Dubbed "the African John Lee Hooker", the Grammy-winning bluesman was among West Africa's most internationally successful artists, winning acclaim around the world for his 1994 album Talking Timbuktu, recorded with Texan guitarist Ry Cooder.
"Ali was for Mali, for Africa and for the rest of the world a very great musician. A musician who leaves behind him a fabulous heritage," said Culture Minister Cheick Oumar Sissoko.
"We are receiving phone calls and emails from around the world today," he said on Malian state radio.
Farka Toure, who was born in 1939 but did not know his exact date of birth, won a second Grammy last month for In the Heart of the Moon, recorded with his countryman Toumani Diabate and voted best traditional world music album.
He had just finished work on a new solo album when he died.
"An exceptional guitarist, he transposed the traditional music of his native north Mali and single-handedly brought the style known as desert blues to an international audience," World Circuit, the label that produces his music, said in a statement.
Radio stations interrupted their programmes to broadcast his hypnotic music. Some played homages from listeners and fellow musicians around the impoverished West African nation, which stretches across the southern edge of the Sahara desert.

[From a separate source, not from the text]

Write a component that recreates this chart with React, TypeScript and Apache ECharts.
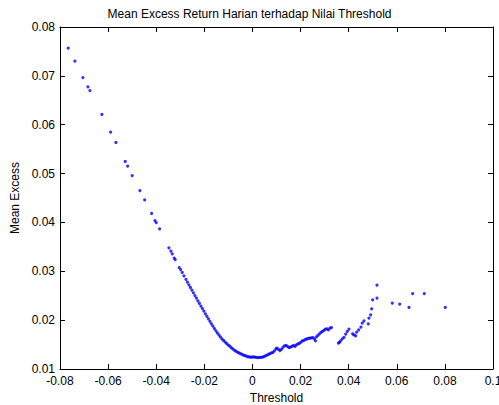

Though he achieved international renown later in his career, Farka Toure's life and music remained deeply rooted in the traditions of his home village, Niafunke, which lies in barren savannah near the fabled Saharan trading town of Timbuktu.
He retreated from music to concentrate on his rice farm in 1990. When his producer convinced him to record again, an impromptu studio running on generators had to be set up in the village so he could tend his fields at the same time.
He was appointed mayor of Niafunke, where he will be buried, in 2004 in recognition of his efforts to improve the agricultural and social situation of those living in the region.
"He's one of the great, great, great musicians. Nobody does what Ali does. He is one of a kind: he is the lion of the desert," kora player Toumani Diabate wrote in the liner notes to "In the Heart of the Moon".
Farka Toure, who took up the guitar at the age of 10, toured often in North America and Europe, adapting influences from jazz, blues and the traditional songs of West Africa's Songhai, Mande and Tuareg cultures.
"All this music inspired Ali Farka, and he enriched all these traditions," Culture Minister Sissoko said.